Given data:
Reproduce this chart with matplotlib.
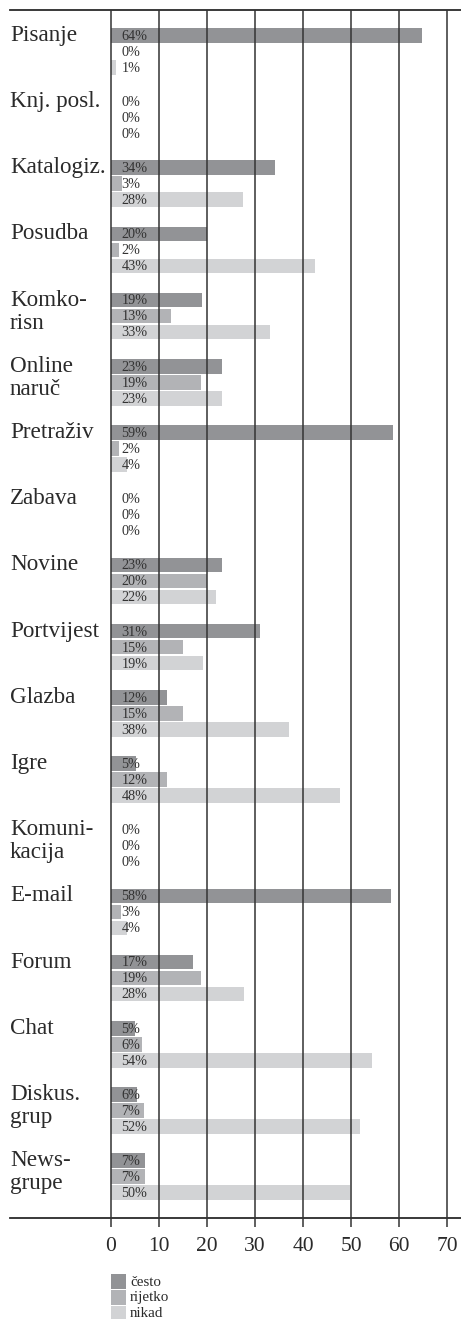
import matplotlib
matplotlib.use("Agg")
import matplotlib.pyplot as plt
from matplotlib.patches import Rectangle
import numpy as np

# ----- data -----
categories = ["Pisanje", "Knj. posl.", "Katalogiz.", "Posudba", "Komko-\nrisn",
              "Online\nnaruč", "Pretraživ", "Zabava", "Novine", "Portvijest",
              "Glazba", "Igre", "Komuni-\nkacija", "E-mail", "Forum", "Chat",
              "Diskus.\ngrup", "News-\ngrupe"]
cesto = [64.8, 0, 34.2, 20.0, 19.0, 23.1, 58.75, 0, 23.1, 31.0, 11.7, 5.2, 0,
         58.3, 17.1, 5.0, 5.4, 7.1]
rijetko = [0, 0, 2.3, 1.6, 12.5, 18.75, 1.6, 0, 19.9, 15.0, 15.0, 11.7, 0,
           2.1, 18.75, 6.5, 6.9, 7.1]
nikad = [1.0, 0, 27.6, 42.5, 33.1, 23.1, 3.3, 0, 21.9, 19.2, 37.1, 47.7, 0,
         3.3, 27.7, 54.4, 51.9, 49.8]
cesto_lbl = [64, 0, 34, 20, 19, 23, 59, 0, 23, 31, 12, 5, 0, 58, 17, 5, 6, 7]
rijetko_lbl = [0, 0, 3, 2, 13, 19, 2, 0, 20, 15, 15, 12, 0, 3, 19, 6, 7, 7]
nikad_lbl = [1, 0, 28, 43, 33, 23, 4, 0, 22, 19, 38, 48, 0, 4, 28, 54, 52, 50]
series_names = ["često", "rijetko", "nikad"]
xticks = [0, 10, 20, 30, 40, 50, 60, 70]

colors = ["#929396", "#b2b3b6", "#d2d3d5"]
ink = "#2a2a2a"
serif = "Liberation Serif"

W, H = 461, 1319
fig = plt.figure(figsize=(W / 100, H / 100), dpi=100)

# axes placed in pixel terms: top rule at y=10, axis line at y=1218
top_px, bot_px, left_px = 10, 1218.3, 10
ax = fig.add_axes([left_px / W, 1 - bot_px / H, 1 - left_px / W, (bot_px - top_px) / H])
px_per_unit = 4.8
zero_px = 111
ax.set_xlim((left_px - zero_px) / px_per_unit, (W - zero_px) / px_per_unit)
ax.set_ylim(bot_px, top_px)  # y data == pixel rows

group_pitch, bar_pitch, bar_h = 66.2, 16.0, 14.7
first_center = 35.3

for s, (vals, lbls) in enumerate([(cesto, cesto_lbl), (rijetko, rijetko_lbl), (nikad, nikad_lbl)]):
    ys = first_center + group_pitch * np.arange(len(categories)) + s * bar_pitch
    ax.barh(ys, vals, height=bar_h, color=colors[s], zorder=1, linewidth=0)
    for y, l in zip(ys, lbls):
        ax.text(2.2, y + 4.4, f"{l}%", fontsize=10.2, family=serif, color="#333333",
                ha="left", va="baseline", zorder=4)

# category labels, one line per text so the baselines follow the bars
for i, cat in enumerate(categories):
    y0 = first_center + group_pitch * i + 5.5
    for k, line in enumerate(cat.split("\n")):
        ax.text((left_px - zero_px) / px_per_unit, y0 + 23 * k, line, fontsize=16.7,
                family=serif, color=ink, ha="left", va="baseline", clip_on=False)

# grid + axis cosmetics
ax.set_xticks(xticks)
ax.set_yticks([])
ax.grid(axis="x", color="#333333", linewidth=1.1, zorder=3)
ax.set_axisbelow(False)
for side in ("left", "right"):
    ax.spines[side].set_visible(False)
for side in ("top", "bottom"):
    ax.spines[side].set_color(ink)
    ax.spines[side].set_linewidth(1.3)
ax.tick_params(axis="x", direction="out", length=6.2, width=1.1, color="#333333",
               pad=7, labelsize=15.5, labelcolor=ink)
for t in ax.get_xticklabels():
    t.set_family(serif)

# legend, drawn by hand below the axis
for k, name in enumerate(series_names):
    y_top = 1274.3 + 15.8 * k
    fig.patches.append(Rectangle((zero_px / W, 1 - (y_top + 14.8) / H), 15 / W, 14.8 / H,
                                 transform=fig.transFigure, facecolor=colors[k],
                                 edgecolor="none"))
    fig.text(130 / W, 1 - (y_top + 11.3) / H, name, fontsize=10.8, family=serif,
             color=ink, ha="left", va="baseline")

fig.savefig("out.png", dpi=100)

Given problem:
Everything from the first line to the line with "import numpy as np" must be repeated exactly, and nothing else. Leave the pictures out.

Task answer:
Reproduce this chart with matplotlib.
import matplotlib
matplotlib.use("Agg")
import matplotlib.pyplot as plt
from matplotlib.patches import Rectangle
import numpy as np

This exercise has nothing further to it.